RECORDED DATA:
★ ★ ★ ★ ★

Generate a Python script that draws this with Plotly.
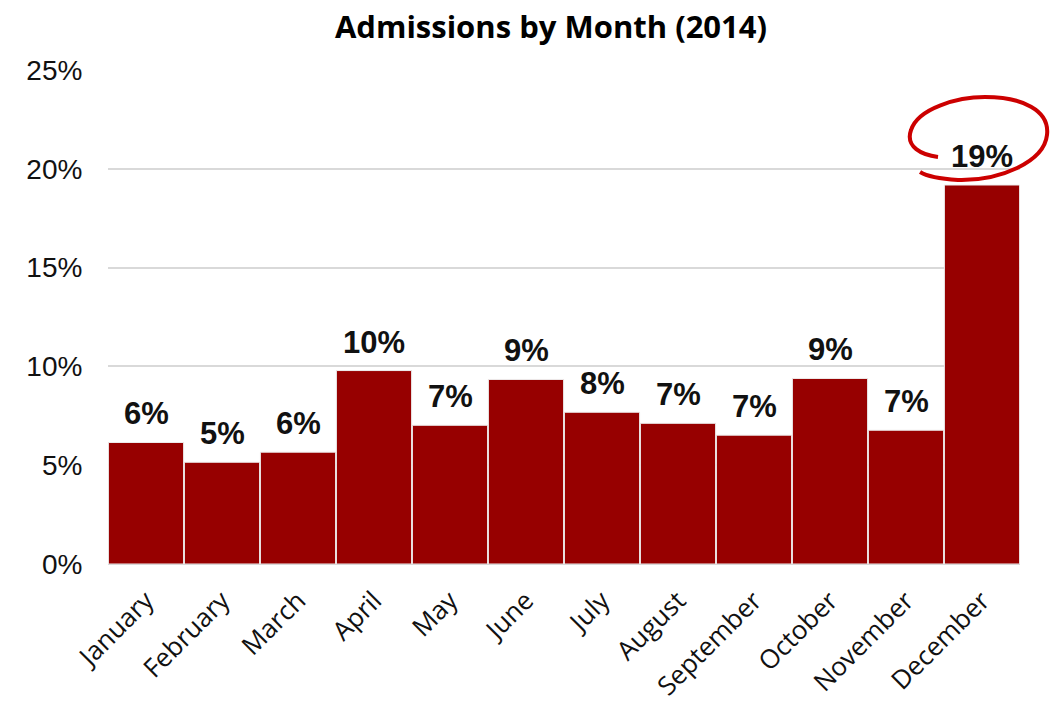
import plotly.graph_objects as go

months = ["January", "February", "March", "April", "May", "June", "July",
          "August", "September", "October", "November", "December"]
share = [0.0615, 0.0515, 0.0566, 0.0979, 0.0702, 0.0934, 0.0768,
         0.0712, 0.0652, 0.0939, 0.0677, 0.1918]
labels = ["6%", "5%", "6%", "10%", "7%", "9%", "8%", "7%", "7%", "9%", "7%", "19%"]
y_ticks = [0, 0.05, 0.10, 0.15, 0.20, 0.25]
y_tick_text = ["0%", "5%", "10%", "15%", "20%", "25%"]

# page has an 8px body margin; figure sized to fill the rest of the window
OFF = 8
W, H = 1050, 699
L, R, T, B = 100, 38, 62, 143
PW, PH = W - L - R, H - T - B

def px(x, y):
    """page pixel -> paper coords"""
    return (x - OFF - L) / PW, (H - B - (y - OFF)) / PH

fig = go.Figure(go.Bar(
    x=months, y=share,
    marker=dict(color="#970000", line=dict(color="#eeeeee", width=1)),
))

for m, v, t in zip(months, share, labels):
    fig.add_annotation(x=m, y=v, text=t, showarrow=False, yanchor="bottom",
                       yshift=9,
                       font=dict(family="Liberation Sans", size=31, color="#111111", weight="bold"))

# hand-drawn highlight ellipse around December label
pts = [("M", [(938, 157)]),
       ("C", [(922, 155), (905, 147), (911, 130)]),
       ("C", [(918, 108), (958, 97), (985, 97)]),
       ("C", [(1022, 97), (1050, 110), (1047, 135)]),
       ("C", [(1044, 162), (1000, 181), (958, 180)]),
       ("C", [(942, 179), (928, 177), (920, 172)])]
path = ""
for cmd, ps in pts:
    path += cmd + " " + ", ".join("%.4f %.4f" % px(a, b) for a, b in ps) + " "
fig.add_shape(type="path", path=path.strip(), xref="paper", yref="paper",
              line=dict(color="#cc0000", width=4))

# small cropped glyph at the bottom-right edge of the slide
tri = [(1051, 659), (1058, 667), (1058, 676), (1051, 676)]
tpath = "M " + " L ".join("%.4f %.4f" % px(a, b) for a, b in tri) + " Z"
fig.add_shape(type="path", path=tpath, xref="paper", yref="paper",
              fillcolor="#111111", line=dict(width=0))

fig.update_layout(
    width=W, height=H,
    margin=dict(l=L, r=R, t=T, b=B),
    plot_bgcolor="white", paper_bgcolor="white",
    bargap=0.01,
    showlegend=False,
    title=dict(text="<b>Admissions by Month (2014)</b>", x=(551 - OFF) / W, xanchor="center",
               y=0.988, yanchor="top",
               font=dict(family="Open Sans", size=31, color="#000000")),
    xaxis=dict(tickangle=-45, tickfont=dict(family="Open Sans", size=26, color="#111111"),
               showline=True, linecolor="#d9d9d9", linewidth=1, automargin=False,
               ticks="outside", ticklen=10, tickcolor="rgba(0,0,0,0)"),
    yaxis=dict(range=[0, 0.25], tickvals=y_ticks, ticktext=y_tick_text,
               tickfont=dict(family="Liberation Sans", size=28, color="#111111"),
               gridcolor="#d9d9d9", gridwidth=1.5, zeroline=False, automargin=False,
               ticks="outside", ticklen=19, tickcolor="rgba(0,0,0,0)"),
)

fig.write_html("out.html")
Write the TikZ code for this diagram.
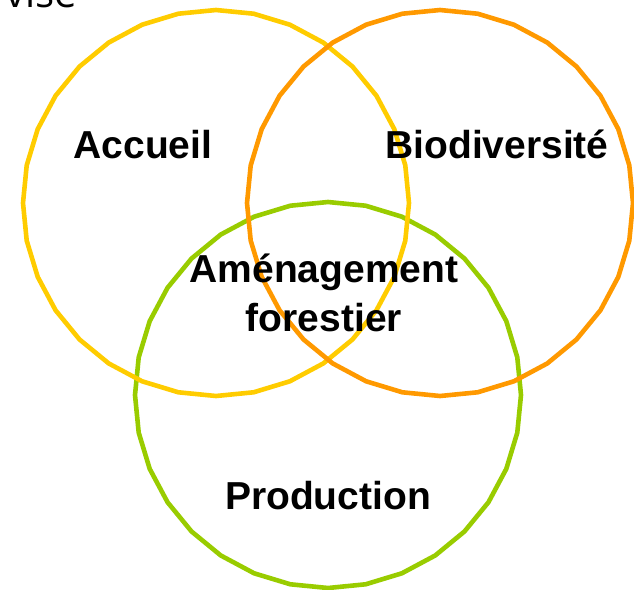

★ ★ ★ ★ ★

THE REQUEST: Take the records from their first line through the line containing "import plotly.graph_objects as go" and please return exactly those lines, both ends included, minus the pictures.

REPLY:
Generate a Python script that draws this with Plotly.
import plotly.graph_objects as go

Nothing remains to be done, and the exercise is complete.